James's cramps become hot issue, Gatorade apologizes
LeBron James of the Miami Heat speaks to the media at the San Antonio Spurs Practice Facility in San Antonio, Texas, June 6, 2014 - by Robyn Beck
So the Miami Heat was shocked when the two-time reigning NBA finals Most Valuable Player was immobilized by leg cramps and unable to even take a baby step forward late in the fourth quarter of Thursday's tightly-contested game one of the finals.
"It felt like a punch in the gut when you see your leader limping like that back to the bench," said Heat coach Erik Spoelstra.
James was still feeling the effects of the leg cramps when he met with reporters Friday, revealing that he got very little sleep the night before after doctors treated his dehydration and leg cramping with an intravenous drip and salt tablets.
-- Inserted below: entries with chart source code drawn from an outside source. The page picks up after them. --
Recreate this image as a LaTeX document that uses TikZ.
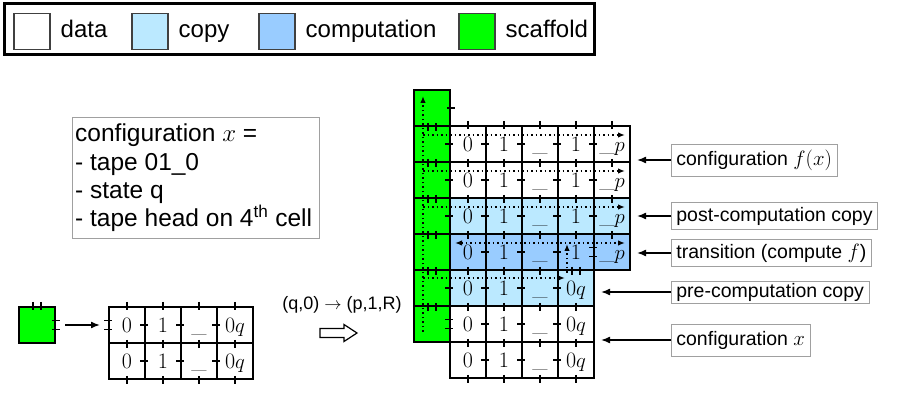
\documentclass[tikz,border=0pt]{standalone}
\usepackage{fontspec}
\newfontfamily\lblfont{Liberation Sans}
\usetikzlibrary{arrows.meta,calc,positioning}
\definecolor{tcopy}{HTML}{BBE9FF}
\definecolor{tcomp}{HTML}{99CCFF}
\definecolor{tscaf}{HTML}{00FF00}
\definecolor{tframe}{HTML}{A0A0A0}
\tikzset{
  >={Latex[length=7pt,width=5.5pt]},
  tcell/.style={draw=black, line width=2pt, minimum width=36pt, minimum height=36pt,
                inner sep=0pt, anchor=north west, fill=white,
                font=\fontsize{22}{22}\selectfont, text height=17pt, text depth=1pt},
  ttick/.style={line width=1.8pt},
  tdot/.style={->, line width=1.5pt, dash pattern=on 1.5pt off 3pt},
  tarr/.style={-{Latex[length=9pt,width=7pt]}, line width=1.5pt},
  tlbl/.style={draw=tframe, line width=0.8pt, fill=white, anchor=west,
               inner xsep=5pt, inner ysep=1pt, font=\lblfont\fontsize{19.5}{21}\selectfont},
  tkey/.style={draw=black!75, line width=1.5pt, minimum size=36pt, inner sep=0pt,
               anchor=north west},
  tkeytxt/.style={font=\lblfont\fontsize{24}{26}\selectfont, inner sep=0pt,
                  text height=17pt, text depth=5pt},
  pics/vtick/.style={code={\draw[ttick] (0,-4) -- (0,4);}},
  pics/vdbl/.style={code={\draw[ttick] (-4,-4) -- (-4,4) (4,-4) -- (4,4);}},
  pics/htick/.style={code={\draw[ttick] (-4,0) -- (4,0);}},
  pics/hdbl/.style={code={\draw[ttick] (-4,-4.5) -- (4,-4.5) (-4,4.5) -- (4,4.5);}},
}
\begin{document}
\begin{tikzpicture}[x=1pt,y=-1pt]
  \useasboundingbox (0,0) rectangle (900,395);

  % legend
  \draw[line width=3pt] (4,4) rectangle (594,55);
  \node[tkey, fill=white] (kdata) at (13,13) {};
  \node[tkeytxt, right=10pt of kdata] (tdata) {data};
  \node[tkey, fill=tcopy] (kcopy) at (131,13) {};
  \node[tkeytxt, right=10pt of kcopy] (tcopyt) {copy};
  \node[tkey, fill=tcomp] (kcomp) at (258,13) {};
  \node[tkeytxt, right=10pt of kcomp] (tcompt) {computation};
  \node[tkey, fill=tscaf] (kscaf) at (458,13) {};
  \node[tkeytxt, right=10pt of kscaf] (tscaft) {scaffold};

  % configuration x
  \node[draw=tframe, line width=0.8pt, minimum width=247pt, minimum height=121pt,
        anchor=north west, inner sep=0pt] (cfgbox) at (72,117) {};
  \node[anchor=north west, align=left, inner xsep=3pt, inner ysep=7pt,
        font=\lblfont\fontsize{24.5}{28.2}\selectfont] (cfg) at (cfgbox.north west)
       {configuration $x$ =\\- tape 01\_0\\- state q\\- tape head on 4\textsuperscript{th} cell};

  % seed
  \node[tcell, fill=tscaf] (seed) at (18,306) {};
  \foreach \t [count=\i] in {0,1,\_,0$q$}{
    \node[tcell] (l1-\i) at ({108+36*(\i-1)},306) {\t};
    \node[tcell] (l2-\i) at ({108+36*(\i-1)},342) {\t};
  }
  \pic at (seed.north) {vdbl};
  \pic at (seed.east) {hdbl};
  \pic at (l1-1.west) {hdbl};
  \foreach \i in {1,...,4}{
    \pic at (l1-\i.north) {vtick};
    \pic at (l1-\i.south) {vtick};
    \pic at (l2-\i.south) {vtick};
  }
  \foreach \i in {2,3,4}{
    \pic at (l1-\i.west) {htick};
    \pic at (l2-\i.west) {htick};
  }
  \draw[tarr] ([xshift=9pt]seed.east) -- ([xshift=-8pt]l1-1.west);

  % transition rule
  \node[font=\lblfont\fontsize{18}{20}\selectfont] (rule) at (342,305) {(q,0) $\rightarrow$ (p,1,R)};
  \draw[line width=1.2pt] (320,328.5) -- (344,328.5) -- (344,324.5) -- (357,333)
    -- (344,341.5) -- (344,337.5) -- (320,337.5) -- cycle;

  % scaffold column
  \foreach \k in {0,...,6}
    \node[tcell, fill=tscaf] (g\k) at (413,{89+36*\k}) {};

  % tiles
  \foreach \r/\y/\c in {1/125/white, 2/161/white, 3/197/tcopy, 4/233/tcomp}
    \foreach \t [count=\i] in {0,1,\_,1,\_$p$}
      \node[tcell, fill=\c] (r\r-\i) at ({449+36*(\i-1)},\y) {\t};
  \foreach \r/\y/\c in {5/269/tcopy, 6/305/white, 7/341/white}
    \foreach \t [count=\i] in {0,1,\_,0$q$}
      \node[tcell, fill=\c] (r\r-\i) at ({449+36*(\i-1)},\y) {\t};

  % glue marks
  \pic at (g0.east) {htick};
  \foreach \k in {0,...,5}
    \pic at (g\k.south) {vdbl};
  \foreach \i in {1,...,5}
    \pic at (r1-\i.north) {vtick};
  \foreach \r/\m in {1/5,2/5,3/5,4/3,5/4,6/4,7/4}
    \foreach \i in {1,...,\m}
      \pic at (r\r-\i.south) {vtick};
  \pic at (r4-4.south) {vdbl};
  \foreach \r/\a/\m in {1/1/5,2/1/5,3/1/5,4/2/4,5/1/4,6/2/4,7/2/4}
    \foreach \i in {\a,...,\m}
      \pic at (r\r-\i.west) {htick};
  \pic at (r4-5.west) {hdbl};
  \pic at (r6-1.west) {hdbl};

  % head path
  \draw[tdot] (423,332) -- (423,96);
  \foreach \y in {135,171,207}
    \draw[tdot] (423,\y) -- (625,\y);
  \draw[tdot] (423,278) -- (565,278);
  \draw[tdot] (567,273) -- (567,244);
  \draw[tdot, <->] (455,243) -- (625,243);

  % labels
  \node[tlbl, minimum height=32pt] (lfx) at (671,160) {configuration $f(x)$};
  \node[tlbl, minimum height=27pt] (lpost) at (671,216) {post-computation copy};
  \node[tlbl, minimum height=27pt] (ltrans) at (671,253) {transition (compute $f$)};
  \node[tlbl, minimum height=22pt] (lpre) at (671,292) {pre-computation copy};
  \node[tlbl, minimum height=32pt] (lx) at (671,340) {configuration $x$};
  \draw[tarr] (lfx.west) -- ([xshift=6pt]lfx.west -| r1-5.east);
  \draw[tarr] (lpost.west) -- ([xshift=6pt]lpost.west -| r3-5.east);
  \draw[tarr] (ltrans.west) -- ([xshift=6pt]ltrans.west -| r4-5.east);
  \draw[tarr] (lpre.west) -- ([xshift=6pt]lpre.west -| r5-4.east);
  \draw[tarr] (lx.west) -- ([xshift=6pt]lx.west -| r6-4.east);

\end{tikzpicture}
\end{document}
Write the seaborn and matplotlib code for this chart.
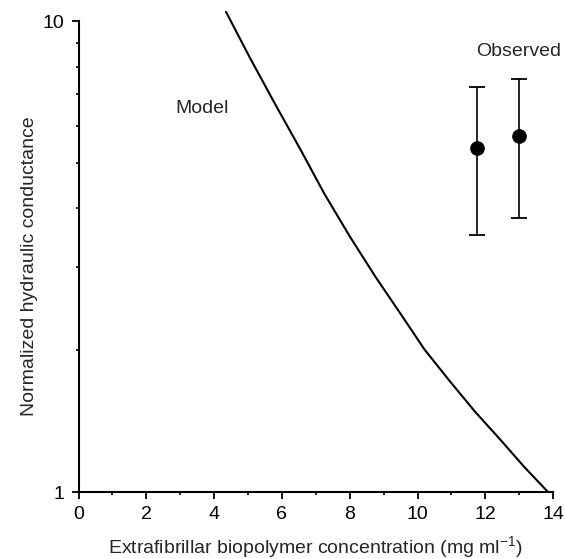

"I am pretty sore right now from the muscle spasms," said James, but insisting he will be fine for Sunday's game two.
"I got two and a half bags of IV last night. So obviously I got no sleep."
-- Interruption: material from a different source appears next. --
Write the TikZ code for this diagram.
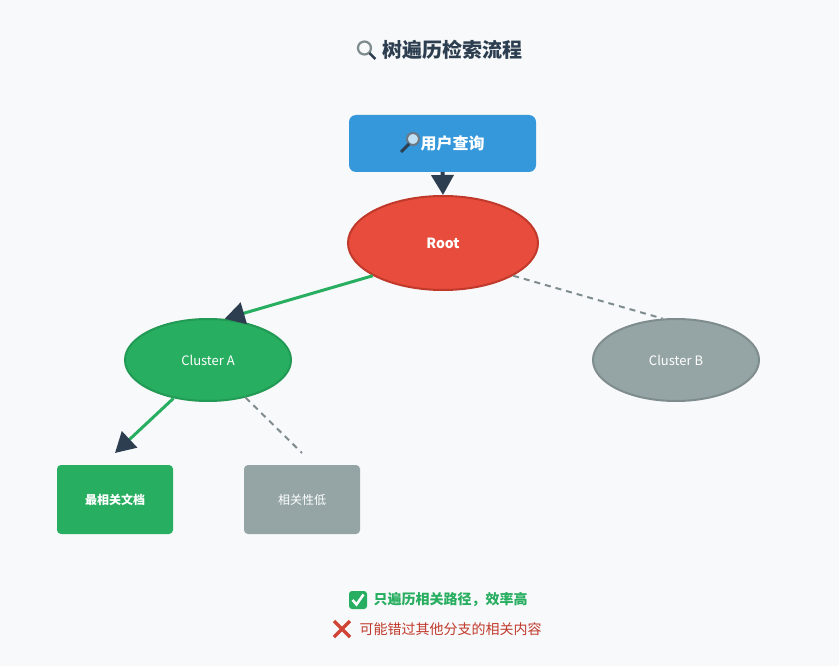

The top-seeded San Antonio Spurs took a 1-0 lead in the best-of-seven series by beating the two-time reigning champion Heat 110-95 on Thursday.
But all the talk Friday was about the failed air conditioning system which caused temperatures to soar to more than 30 degrees Celsius (90 Fahrenheit) inside the AT&T Center.
That created huge difficulties for the players, especially James, who has had a career-long problem with staying hydrated in sweltering conditions like Thursday's game.
"It was extreme conditions. I never played an NBA game like that with the heat. I looked in stands and saw every last fan with a fan waving it, and I knew this was something different," James said.
"I sweat a lot... This used to happen to me a lot in high school. I (have) been tested for it."
James has taken some heat in social media circles for checking out of game one late in the fourth quarter.
American sports drink company Gatorade mocked him on their twitter feed and then apologized and fans using the hashtag #Lebroning are posting pictures of themselves on Twitter pretending to have leg cramps.
Gatorade is the official sports drink of the NBA since 1984, but James endorses their competitor Powerade.
Gatorade deleted the tweets Friday and then said it was sorry.
"Our apologies for our response to fans' tweets during last night's Heat vs. Spurs game," Gatorade said in a statement.
"We got caught up in the heat of the battle. As a longtime partner of the Miami Heat, we support the entire team."